Court of Appeal Affirms Limitations on Disciplinary Action for Private Sexual Conduct
On February 9, 2018, the 9th Circuit of the United States Court of Appeals once again addressed the issue of how much control a public safety agency may have over its employee’s off-duty private relations. The decision in Perez v. City of Roseville (9th Cir. 2018) … F.3rd… reaffirmed that constitutional “guarantees of privacy and free association prohibit the State from taking adverse employment action on the basis of private sexual conduct unless it demonstrates that such conduct negatively affects the on-the-job performance.”
Perez involved a female probationary police officer who had been working for the Roseville Police Department for only a short time when she started a romantic relationship with another Roseville police officer. At the time, both officers were married, but separated, from their spouses. The affair was brought to the attention of the Department by one of the officer’s spouses, who filed a citizen complaint alleging that the officers were having inappropriate sexual contact while on duty. The Department conducted an internal affairs investigation and found that there was no evidence of on-duty sexual conduct. However, the investigator did note that a number of calls and texts had been exchanged while either one, or both, were on duty. Thereafter, the Department issued letters of reprimand to both officers for the sustained charges of “unsatisfactory work performance” and “conduct unbecoming.” The probationary officer appealed the written reprimand in an administrative hearing before the Chief of Police. At the conclusion of that hearing, the Department provided her with a written notice that she was being released from probation. The notice did not provide any basis for the discharge.
Two weeks after the probationary officer’s termination, the Department issued a new written reprimand based on a violation of the Department’s use of personal communication devices, while rescinding the basis for the original written reprimand. The officer did not appeal the reprimand as she had already been terminated by the Department. However, she sued the City of Roseville, its police department and some of its members, alleging, among other things, a 42 U.S.C. Section 1983 claim for violation of her rights to privacy and intimate association. The district court granted summary judgment to each defendant under a qualified immunity standard. The officer appealed and the 9th Circuit decision followed.
The 9th Circuit Court of Appeals overturned the district court’s findings that the officer could not sustain a Section 1983 claim for violation of rights to privacy and intimate association. The Court relied heavily on its prior decision in Thorne v. City of El Segundo (9th Cir. 1983) 726 F.2d 459 to support its ruling.

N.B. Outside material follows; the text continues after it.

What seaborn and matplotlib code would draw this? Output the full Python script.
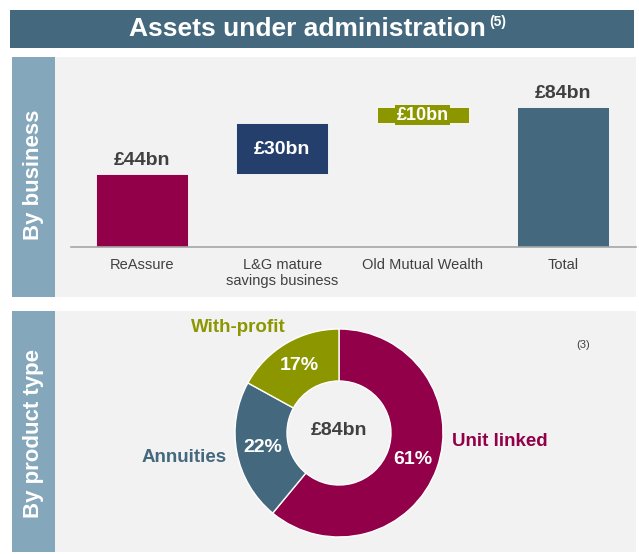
import matplotlib
matplotlib.use("Agg")
import matplotlib.pyplot as plt
from matplotlib.patches import Rectangle
import seaborn as sns
import pandas as pd

# ---- data ----
businesses = ["ReAssure", "L&G mature\nsavings business", "Old Mutual Wealth", "Total"]
business_values = [44, 30, 10, 84]
business_bottoms = [0, 44, 74, 0]
business_labels = ["£44bn", "£30bn", "£10bn", "£84bn"]

products = ["Unit linked", "Annuities", "With-profit"]
product_shares = [61, 22, 17]
product_total_label = "£84bn"

title = "Assets under administration"
title_note = "(5)"
donut_note = "(3)"

# ---- style ----
sns.set_theme(style="white")
plt.rcParams["font.family"] = ["Liberation Sans", "DejaVu Sans"]

MAROON = "#910048"
NAVY = "#243f6c"
OLIVE = "#8c9700"
SLATE = "#44687d"
STRIP = "#84a7bb"
PANEL = "#f2f2f2"
DARK = "#404040"

W, H = 639, 554
fig = plt.figure(figsize=(W / 100, H / 100), dpi=100)
fig.patch.set_facecolor("white")


def fx(x):
    return x / W


def fy(y):
    return 1 - y / H


def rect(x0, y0, x1, y1, color):
    fig.patches.append(Rectangle((fx(x0), fy(y1)), fx(x1) - fx(x0), fy(y0) - fy(y1),
                                 transform=fig.transFigure, facecolor=color,
                                 edgecolor="none", zorder=-5))


# title banner
rect(10, 10, 634, 48, SLATE)
fig.text(fx(307), fy(29), title, color="white", fontsize=19, fontweight="bold",
         ha="center", va="center")
fig.text(fx(489), fy(22), title_note, color="white", fontsize=10, fontweight="bold",
         ha="left", va="center")

# panels
rect(12, 57, 55, 297, STRIP)
rect(55, 57, 636, 297, PANEL)
rect(12, 311, 55, 552, STRIP)
rect(55, 311, 636, 552, PANEL)
fig.text(fx(34), fy(175), "By business", rotation=90, color="white", fontsize=16,
         fontweight="bold", ha="center", va="center")
fig.text(fx(34), fy(433), "By product type", rotation=90, color="white", fontsize=16,
         fontweight="bold", ha="center", va="center")

# ---- waterfall (top) ----
px_per_bn = 1.67
ax = fig.add_axes([fx(71), fy(247), fx(636) - fx(71), (247 - 80) / H])
ax.set_zorder(2)
ax.set_facecolor("none")
df = pd.DataFrame({"business": businesses, "value": business_values})
sns.barplot(data=df, x="business", y="value", ax=ax, width=0.656, color=MAROON,
            saturation=1, errorbar=None)
bar_colors = [MAROON, NAVY, OLIVE, SLATE]
for p, c, b in zip(ax.patches, bar_colors, business_bottoms):
    p.set_facecolor(c)
    p.set_edgecolor("white")
    p.set_linewidth(0.6)
    p.set_y(b)
ax.set_ylim(0, 167 / px_per_bn)
step = 140.3
ax.set_xlim(-71 / step, -71 / step + 565 / step)
for s in ["top", "right", "left"]:
    ax.spines[s].set_visible(False)
ax.spines["bottom"].set_color("#a6a6a6")
ax.spines["bottom"].set_linewidth(1.2)
ax.set_yticks([])
ax.set_xlabel("")
ax.set_ylabel("")
ax.tick_params(axis="x", length=0, pad=8, labelsize=10.5, labelcolor=DARK)
for lbl in ax.get_xticklabels():
    lbl.set_verticalalignment("top")
    lbl.set_linespacing(1.15)

for i, (v, b, t) in enumerate(zip(business_values, business_bottoms, business_labels)):
    if i in (0, 3):
        ax.text(i, b + v + 3, t, ha="center", va="bottom", fontsize=14,
                fontweight="bold", color=DARK)
    elif i == 1:
        ax.text(i, b + v / 2 - 0.8, t, ha="center", va="center", fontsize=14,
                fontweight="bold", color="white")
    else:
        ax.text(i, b + v / 2, t, ha="center", va="center", fontsize=13,
                fontweight="bold", color="white",
                bbox=dict(boxstyle="square,pad=0.1", facecolor=OLIVE, edgecolor="none"))

# ---- donut (bottom) ----
cx, cy, R = 339, 433, 104
half = 110
ax2 = fig.add_axes([fx(cx - half), fy(cy + half), 2 * half / W, 2 * half / H])
ax2.set_zorder(2)
ax2.set_facecolor("none")
wedges, _, autotexts = ax2.pie(
    product_shares, colors=[MAROON, SLATE, OLIVE], startangle=90, counterclock=False,
    radius=1, wedgeprops=dict(width=0.5, edgecolor="white", linewidth=1),
    autopct=lambda p: f"{p:.0f}%", pctdistance=0.75,
    textprops=dict(color="white", fontsize=14, fontweight="bold"))
lim = half / R
ax2.set_xlim(-lim, lim)
ax2.set_ylim(-lim, lim)
ax2.set_aspect("equal")
ax2.axis("off")
ax2.text(0, 0.02, product_total_label, ha="center", va="center", fontsize=14,
         fontweight="bold", color=DARK)

fig.text(fx(452), fy(442), products[0], color=MAROON, fontsize=13.5,
         fontweight="bold", ha="left", va="center")
fig.text(fx(227), fy(457), products[1], color=SLATE, fontsize=13.5,
         fontweight="bold", ha="right", va="center")
fig.text(fx(238), fy(327), products[2], color=OLIVE, fontsize=13.5,
         fontweight="bold", ha="center", va="center")
fig.text(fx(583), fy(345), donut_note, color=DARK, fontsize=8, ha="center",
         va="center")

fig.savefig("out.png", dpi=100, facecolor="white")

In Thorne, the court held that officers and employees of a police department enjoy a “right of privacy in ‘private, off duty’ sexual behavior.” Thorne involved a former clerk-typist for the City of El Segundo police department who was rejected as a police officer candidate after undergoing a polygraph test during which she was forced to reveal that she had been pregnant and had suffered a miscarriage by a married El Segundo police officer. The court found that the defendants had violated her Section 1983 rights by both forcing her to disclose information regarding private sexual matters and refusing to hire her based in part on those prior sexual activities. To support its finding, the Court stated that “[a] potential employee of the state may not be required to forego his or her constitutionally protected rights simply to gain the benefits of state employment.” Both the Thorne court and the Perez court applied a heightened scrutiny test to determine if the state could infringe on the employees’ rights, and relied heavily on the fact that there was no evidence that the affairs had any impact on job performance.
Significance of Perez
Perez reaffirms the 9th Circuit’s prior ruling in Thorne that Section 1983 claims involving a police officer’s right to privacy and intimate association will be analyzed by most courts (including the 9th Circuit and California courts) under a heightened scrutiny test, making it difficult for an agency to overcome this standard. It is also noteworthy that the officer in Perez was on probation and thus had no due process appeal rights, yet she was still able to maintain a lawsuit against the Department for wrongful termination under Section 1983. As such, an employer must be cautious when terminating an employee, even if that employee is on probation. Had the Roseville Police Department in Perez never issued the probationary officer the written reprimand for the charges of “unsatisfactory work performance” and “conduct unbecoming,” she may not have not been able to substantiate her claim that she was being improperly terminated because of the affair.
In light of Perez, employers are reminded of their obligation to respect an employee’s individual right to privacy and intimate relations, as it cannot take disciplinary action based on such personal conduct unless it is clear that an employee’s work performance has been negatively affected. When making the decision to terminate an employee, regardless of probationary status, an agency should consult with counsel to assess potential liability.